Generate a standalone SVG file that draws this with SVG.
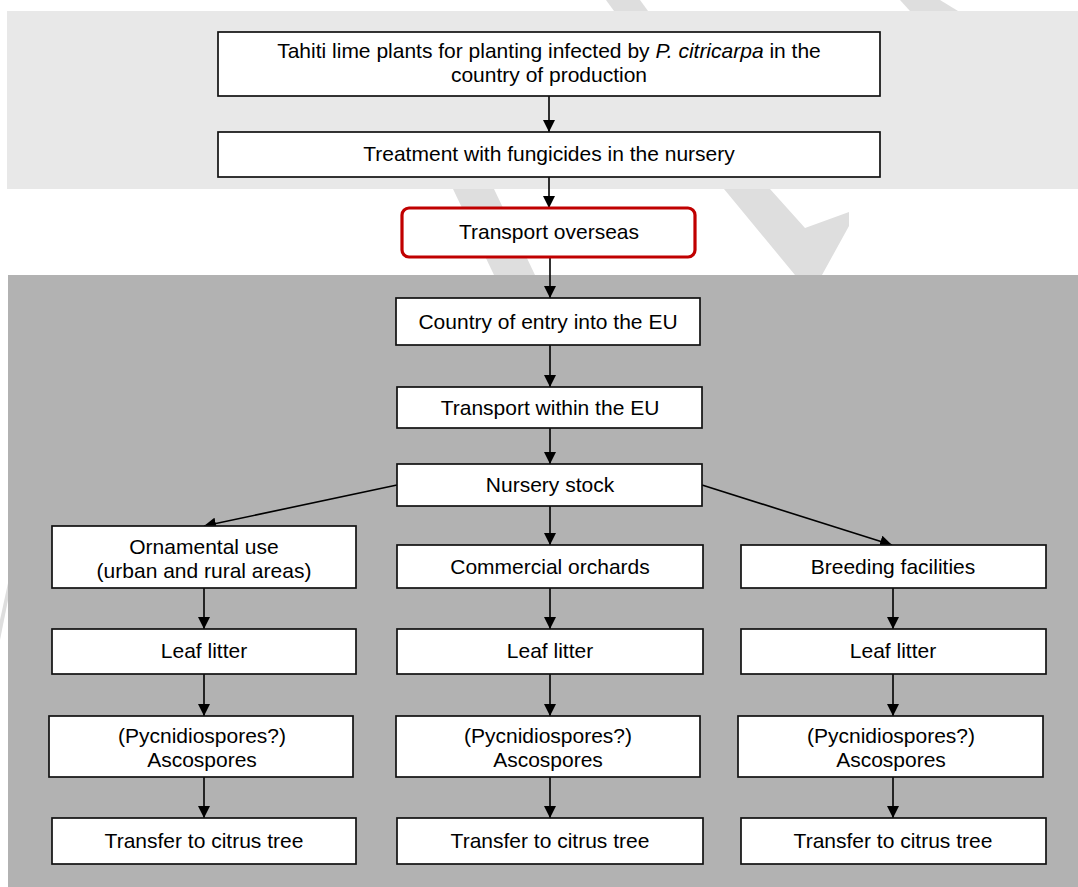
<svg xmlns="http://www.w3.org/2000/svg" width="1078" height="887" viewBox="0 0 1078 887">
<style>
  .box { fill: #ffffff; stroke: #111111; stroke-width: 1.7; }
  .red { fill: #ffffff; stroke: #c00000; stroke-width: 3.2; }
  .t { font-family: "Liberation Sans", Arial, sans-serif; font-size: 21px; fill: #000000; text-anchor: middle; }
  .c { stroke: #000000; stroke-width: 1.6; fill: none; marker-end: url(#ah); }
  .wm { fill: #dedede; }
</style>
<defs>
  <marker id="ah" markerUnits="userSpaceOnUse" markerWidth="12" markerHeight="12" refX="12" refY="6" orient="auto">
    <path d="M0,0 L12,6 L0,12 Z" fill="#000000"/>
  </marker>
</defs>
<rect x="0" y="0" width="1078" height="887" fill="#ffffff"/>
<g id="watermark">
  <polygon class="wm" points="606,0 640,0 648,11 614,11"/>
  <polygon class="wm" points="900,0 940,0 958,11 910,11"/>
  <polygon class="wm" points="453,189 494,189 535,275 494,275"/>
  <polygon class="wm" points="724,189 770,189 805,228 849,212 849,226 822,275 795,275"/>
  <polygon class="wm" points="0,620 8,583 8,600 0,640"/>
</g>
<g id="bands">
  <rect x="7" y="11" width="1071" height="178" fill="#e8e8e8"/>
  <rect x="8" y="275" width="1070" height="612" fill="#b2b2b2"/>
</g>
<g id="connectors">
  <line class="c" x1="549" y1="96" x2="549" y2="132"/>
  <line class="c" x1="549" y1="177" x2="549" y2="208"/>
  <line class="c" x1="550" y1="257" x2="550" y2="298"/>
  <line class="c" x1="550" y1="345" x2="550" y2="387"/>
  <line class="c" x1="550" y1="428" x2="550" y2="464"/>
  <line class="c" x1="397" y1="485" x2="204" y2="526"/>
  <line class="c" x1="550" y1="506" x2="550" y2="545"/>
  <line class="c" x1="702" y1="485" x2="892" y2="545"/>
  <line class="c" x1="204" y1="588" x2="204" y2="629"/>
  <line class="c" x1="550" y1="588" x2="550" y2="629"/>
  <line class="c" x1="893" y1="588" x2="893" y2="629"/>
  <line class="c" x1="204" y1="674" x2="204" y2="716"/>
  <line class="c" x1="550" y1="674" x2="550" y2="716"/>
  <line class="c" x1="893" y1="674" x2="893" y2="716"/>
  <line class="c" x1="204" y1="777" x2="204" y2="818"/>
  <line class="c" x1="550" y1="777" x2="550" y2="818"/>
  <line class="c" x1="893" y1="777" x2="893" y2="818"/>
</g>
<g id="n-infected">
  <rect class="box" x="218" y="32" width="662" height="64"/>
  <text class="t" x="549" y="58">Tahiti lime plants for planting infected by <tspan font-style="italic">P. citricarpa</tspan> in the</text>
  <text class="t" x="549" y="82">country of production</text>
</g>
<g id="n-treatment">
  <rect class="box" x="218" y="132" width="662" height="45"/>
  <text class="t" x="549" y="161">Treatment with fungicides in the nursery</text>
</g>
<g id="n-transport-overseas">
  <rect class="red" x="402" y="208" width="293" height="49" rx="7" ry="7"/>
  <text class="t" x="549" y="239">Transport overseas</text>
</g>
<g id="n-entry">
  <rect class="box" x="396" y="298" width="304" height="47"/>
  <text class="t" x="548" y="329">Country of entry into the EU</text>
</g>
<g id="n-transport-eu">
  <rect class="box" x="397" y="387" width="305" height="41"/>
  <text class="t" x="550" y="415">Transport within the EU</text>
</g>
<g id="n-nursery">
  <rect class="box" x="397" y="464" width="305" height="42"/>
  <text class="t" x="550" y="492">Nursery stock</text>
</g>
<g id="n-ornamental">
  <rect class="box" x="52" y="526" width="304" height="62"/>
  <text class="t" x="204" y="554">Ornamental use</text>
  <text class="t" x="204" y="578">(urban and rural areas)</text>
</g>
<g id="n-commercial">
  <rect class="box" x="397" y="545" width="306" height="43"/>
  <text class="t" x="550" y="574">Commercial orchards</text>
</g>
<g id="n-breeding">
  <rect class="box" x="741" y="545" width="305" height="43"/>
  <text class="t" x="893" y="574">Breeding facilities</text>
</g>
<g id="n-leaf1">
  <rect class="box" x="52" y="629" width="304" height="45"/>
  <text class="t" x="204" y="658">Leaf litter</text>
</g>
<g id="n-leaf2">
  <rect class="box" x="397" y="629" width="306" height="45"/>
  <text class="t" x="550" y="658">Leaf litter</text>
</g>
<g id="n-leaf3">
  <rect class="box" x="741" y="629" width="305" height="45"/>
  <text class="t" x="893" y="658">Leaf litter</text>
</g>
<g id="n-spores1">
  <rect class="box" x="49" y="716" width="304" height="61"/>
  <text class="t" x="202" y="743">(Pycnidiospores?)</text>
  <text class="t" x="202" y="767">Ascospores</text>
</g>
<g id="n-spores2">
  <rect class="box" x="396" y="716" width="304" height="61"/>
  <text class="t" x="548" y="743">(Pycnidiospores?)</text>
  <text class="t" x="548" y="767">Ascospores</text>
</g>
<g id="n-spores3">
  <rect class="box" x="738" y="716" width="305" height="61"/>
  <text class="t" x="891" y="743">(Pycnidiospores?)</text>
  <text class="t" x="891" y="767">Ascospores</text>
</g>
<g id="n-transfer1">
  <rect class="box" x="52" y="818" width="304" height="46"/>
  <text class="t" x="204" y="848">Transfer to citrus tree</text>
</g>
<g id="n-transfer2">
  <rect class="box" x="397" y="818" width="306" height="46"/>
  <text class="t" x="550" y="848">Transfer to citrus tree</text>
</g>
<g id="n-transfer3">
  <rect class="box" x="741" y="818" width="305" height="46"/>
  <text class="t" x="893" y="848">Transfer to citrus tree</text>
</g>
</svg>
********************
_Directions_
Output an exact copy of the material, with the pictures removed.

_Answer to this problem_
Generate a standalone SVG file that draws this with SVG.
<svg xmlns="http://www.w3.org/2000/svg" width="1078" height="887" viewBox="0 0 1078 887">
<style>
  .box { fill: #ffffff; stroke: #111111; stroke-width: 1.7; }
  .red { fill: #ffffff; stroke: #c00000; stroke-width: 3.2; }
  .t { font-family: "Liberation Sans", Arial, sans-serif; font-size: 21px; fill: #000000; text-anchor: middle; }
  .c { stroke: #000000; stroke-width: 1.6; fill: none; marker-end: url(#ah); }
  .wm { fill: #dedede; }
</style>
<defs>
  <marker id="ah" markerUnits="userSpaceOnUse" markerWidth="12" markerHeight="12" refX="12" refY="6" orient="auto">
    <path d="M0,0 L12,6 L0,12 Z" fill="#000000"/>
  </marker>
</defs>
<rect x="0" y="0" width="1078" height="887" fill="#ffffff"/>
<g id="watermark">
  <polygon class="wm" points="606,0 640,0 648,11 614,11"/>
  <polygon class="wm" points="900,0 940,0 958,11 910,11"/>
  <polygon class="wm" points="453,189 494,189 535,275 494,275"/>
  <polygon class="wm" points="724,189 770,189 805,228 849,212 849,226 822,275 795,275"/>
  <polygon class="wm" points="0,620 8,583 8,600 0,640"/>
</g>
<g id="bands">
  <rect x="7" y="11" width="1071" height="178" fill="#e8e8e8"/>
  <rect x="8" y="275" width="1070" height="612" fill="#b2b2b2"/>
</g>
<g id="connectors">
  <line class="c" x1="549" y1="96" x2="549" y2="132"/>
  <line class="c" x1="549" y1="177" x2="549" y2="208"/>
  <line class="c" x1="550" y1="257" x2="550" y2="298"/>
  <line class="c" x1="550" y1="345" x2="550" y2="387"/>
  <line class="c" x1="550" y1="428" x2="550" y2="464"/>
  <line class="c" x1="397" y1="485" x2="204" y2="526"/>
  <line class="c" x1="550" y1="506" x2="550" y2="545"/>
  <line class="c" x1="702" y1="485" x2="892" y2="545"/>
  <line class="c" x1="204" y1="588" x2="204" y2="629"/>
  <line class="c" x1="550" y1="588" x2="550" y2="629"/>
  <line class="c" x1="893" y1="588" x2="893" y2="629"/>
  <line class="c" x1="204" y1="674" x2="204" y2="716"/>
  <line class="c" x1="550" y1="674" x2="550" y2="716"/>
  <line class="c" x1="893" y1="674" x2="893" y2="716"/>
  <line class="c" x1="204" y1="777" x2="204" y2="818"/>
  <line class="c" x1="550" y1="777" x2="550" y2="818"/>
  <line class="c" x1="893" y1="777" x2="893" y2="818"/>
</g>
<g id="n-infected">
  <rect class="box" x="218" y="32" width="662" height="64"/>
  <text class="t" x="549" y="58">Tahiti lime plants for planting infected by <tspan font-style="italic">P. citricarpa</tspan> in the</text>
  <text class="t" x="549" y="82">country of production</text>
</g>
<g id="n-treatment">
  <rect class="box" x="218" y="132" width="662" height="45"/>
  <text class="t" x="549" y="161">Treatment with fungicides in the nursery</text>
</g>
<g id="n-transport-overseas">
  <rect class="red" x="402" y="208" width="293" height="49" rx="7" ry="7"/>
  <text class="t" x="549" y="239">Transport overseas</text>
</g>
<g id="n-entry">
  <rect class="box" x="396" y="298" width="304" height="47"/>
  <text class="t" x="548" y="329">Country of entry into the EU</text>
</g>
<g id="n-transport-eu">
  <rect class="box" x="397" y="387" width="305" height="41"/>
  <text class="t" x="550" y="415">Transport within the EU</text>
</g>
<g id="n-nursery">
  <rect class="box" x="397" y="464" width="305" height="42"/>
  <text class="t" x="550" y="492">Nursery stock</text>
</g>
<g id="n-ornamental">
  <rect class="box" x="52" y="526" width="304" height="62"/>
  <text class="t" x="204" y="554">Ornamental use</text>
  <text class="t" x="204" y="578">(urban and rural areas)</text>
</g>
<g id="n-commercial">
  <rect class="box" x="397" y="545" width="306" height="43"/>
  <text class="t" x="550" y="574">Commercial orchards</text>
</g>
<g id="n-breeding">
  <rect class="box" x="741" y="545" width="305" height="43"/>
  <text class="t" x="893" y="574">Breeding facilities</text>
</g>
<g id="n-leaf1">
  <rect class="box" x="52" y="629" width="304" height="45"/>
  <text class="t" x="204" y="658">Leaf litter</text>
</g>
<g id="n-leaf2">
  <rect class="box" x="397" y="629" width="306" height="45"/>
  <text class="t" x="550" y="658">Leaf litter</text>
</g>
<g id="n-leaf3">
  <rect class="box" x="741" y="629" width="305" height="45"/>
  <text class="t" x="893" y="658">Leaf litter</text>
</g>
<g id="n-spores1">
  <rect class="box" x="49" y="716" width="304" height="61"/>
  <text class="t" x="202" y="743">(Pycnidiospores?)</text>
  <text class="t" x="202" y="767">Ascospores</text>
</g>
<g id="n-spores2">
  <rect class="box" x="396" y="716" width="304" height="61"/>
  <text class="t" x="548" y="743">(Pycnidiospores?)</text>
  <text class="t" x="548" y="767">Ascospores</text>
</g>
<g id="n-spores3">
  <rect class="box" x="738" y="716" width="305" height="61"/>
  <text class="t" x="891" y="743">(Pycnidiospores?)</text>
  <text class="t" x="891" y="767">Ascospores</text>
</g>
<g id="n-transfer1">
  <rect class="box" x="52" y="818" width="304" height="46"/>
  <text class="t" x="204" y="848">Transfer to citrus tree</text>
</g>
<g id="n-transfer2">
  <rect class="box" x="397" y="818" width="306" height="46"/>
  <text class="t" x="550" y="848">Transfer to citrus tree</text>
</g>
<g id="n-transfer3">
  <rect class="box" x="741" y="818" width="305" height="46"/>
  <text class="t" x="893" y="848">Transfer to citrus tree</text>
</g>
</svg>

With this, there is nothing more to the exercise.